The Future of Capistrano
I’ve been asked several times recently if I had any plans to implement in Capistrano the things that Dave Thomas mentioned in his RailsConf keynote address. Not having been there, I had no idea what they were talking about! However, I finally made some time and watched the keynote.
First off, Dave brings up some really good points. The split between developer and sysadmin is a real thing, even if it is one that I don’t wholly agree with. Prerequisites and such are good ideas.
That said, I’m not going to implement them. Or rather, I’m not in a position to implement them right now.
The environments that Dave describes are not the environments I live and work in.

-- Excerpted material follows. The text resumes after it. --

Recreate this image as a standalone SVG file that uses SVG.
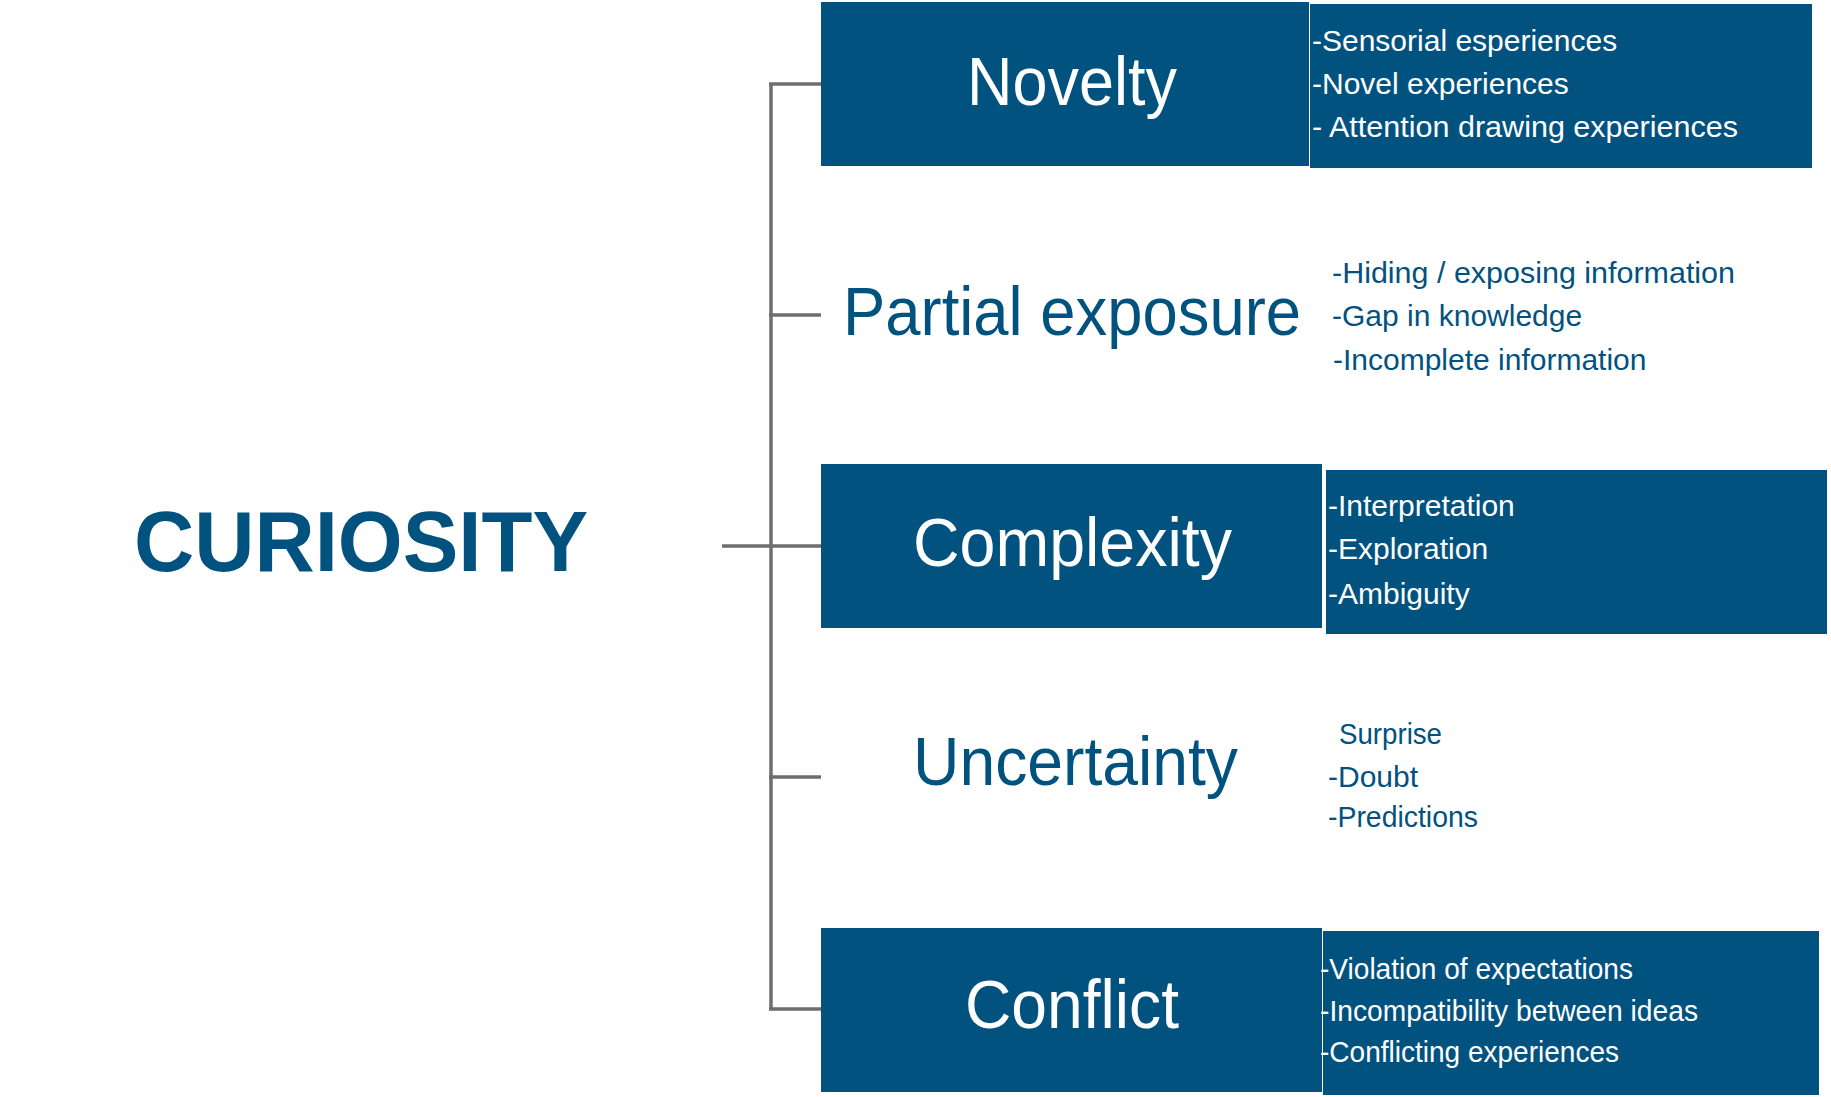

If I were to try and implement those things, I’d just be guessing, and I’ve got a pretty bad track record when it comes to guessing what other people need. I’ve learned the hard way to write what I need, and only what I need—and Capistrano, as it stands, is pretty darn close to what I need.
That’s not to say that Capistrano is perfect. It certainly isn’t, and I’ve got plans for further improving it. (In fact, stay tuned for an announcement of a new release, coming up.) However, my vision for Capistrano is not Dave’s vision.
If Dave’s vision happens to be your vision, or if your vision for deployment otherwise differs from mine, then I have a challenge for you: write a deployment system that does what you need it to do. If there’s one thing I’ve learned from Rails, it is that extraction is the only True Way to developing a truly useful system. Perhaps you could be the author of the next generation of Capistrano!